What you should do
Gather up all lines that carry the word "seaborn".

Source data
%%

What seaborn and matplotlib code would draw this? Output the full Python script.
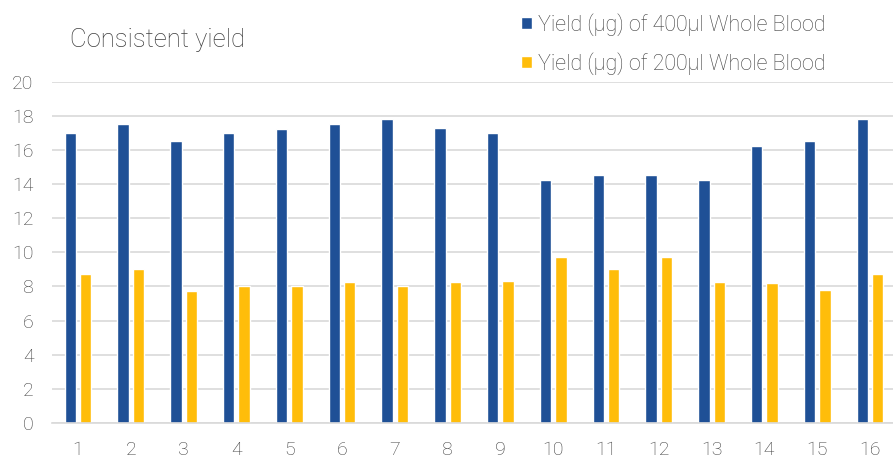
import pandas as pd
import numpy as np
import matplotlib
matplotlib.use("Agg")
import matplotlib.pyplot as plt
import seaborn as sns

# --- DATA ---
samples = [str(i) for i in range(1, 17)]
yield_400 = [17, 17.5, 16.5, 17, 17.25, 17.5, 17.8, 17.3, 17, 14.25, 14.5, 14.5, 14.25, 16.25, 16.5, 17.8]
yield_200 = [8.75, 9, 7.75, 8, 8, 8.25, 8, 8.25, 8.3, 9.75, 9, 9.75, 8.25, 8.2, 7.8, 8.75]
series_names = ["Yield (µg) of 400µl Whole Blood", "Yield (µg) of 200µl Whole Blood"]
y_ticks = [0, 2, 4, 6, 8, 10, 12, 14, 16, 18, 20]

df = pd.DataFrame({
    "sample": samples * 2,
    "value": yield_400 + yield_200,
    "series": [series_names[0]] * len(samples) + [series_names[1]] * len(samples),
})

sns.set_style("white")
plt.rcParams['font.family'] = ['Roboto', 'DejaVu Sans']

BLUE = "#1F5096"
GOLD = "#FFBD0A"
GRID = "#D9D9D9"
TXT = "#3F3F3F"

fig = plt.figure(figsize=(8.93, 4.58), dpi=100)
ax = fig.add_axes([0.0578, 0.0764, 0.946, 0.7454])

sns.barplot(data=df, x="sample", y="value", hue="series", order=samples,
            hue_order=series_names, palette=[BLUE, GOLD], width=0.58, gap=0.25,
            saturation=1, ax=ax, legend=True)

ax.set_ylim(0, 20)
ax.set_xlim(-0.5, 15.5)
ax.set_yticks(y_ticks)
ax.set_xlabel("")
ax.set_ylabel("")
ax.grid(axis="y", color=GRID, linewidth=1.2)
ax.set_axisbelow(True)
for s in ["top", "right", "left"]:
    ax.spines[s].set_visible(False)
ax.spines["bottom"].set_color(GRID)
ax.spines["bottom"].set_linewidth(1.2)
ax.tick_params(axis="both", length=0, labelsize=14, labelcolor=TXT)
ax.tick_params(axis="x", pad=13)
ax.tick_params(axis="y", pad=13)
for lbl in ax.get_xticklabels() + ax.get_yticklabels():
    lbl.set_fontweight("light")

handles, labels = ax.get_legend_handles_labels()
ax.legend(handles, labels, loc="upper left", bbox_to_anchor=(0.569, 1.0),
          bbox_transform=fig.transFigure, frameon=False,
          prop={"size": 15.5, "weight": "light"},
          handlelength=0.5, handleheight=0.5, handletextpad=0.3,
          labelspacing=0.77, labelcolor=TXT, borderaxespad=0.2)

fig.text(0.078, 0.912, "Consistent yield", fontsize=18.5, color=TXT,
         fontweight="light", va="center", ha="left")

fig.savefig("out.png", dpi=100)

%%

Task solution
What seaborn and matplotlib code would draw this? Output the full Python script.
import seaborn as sns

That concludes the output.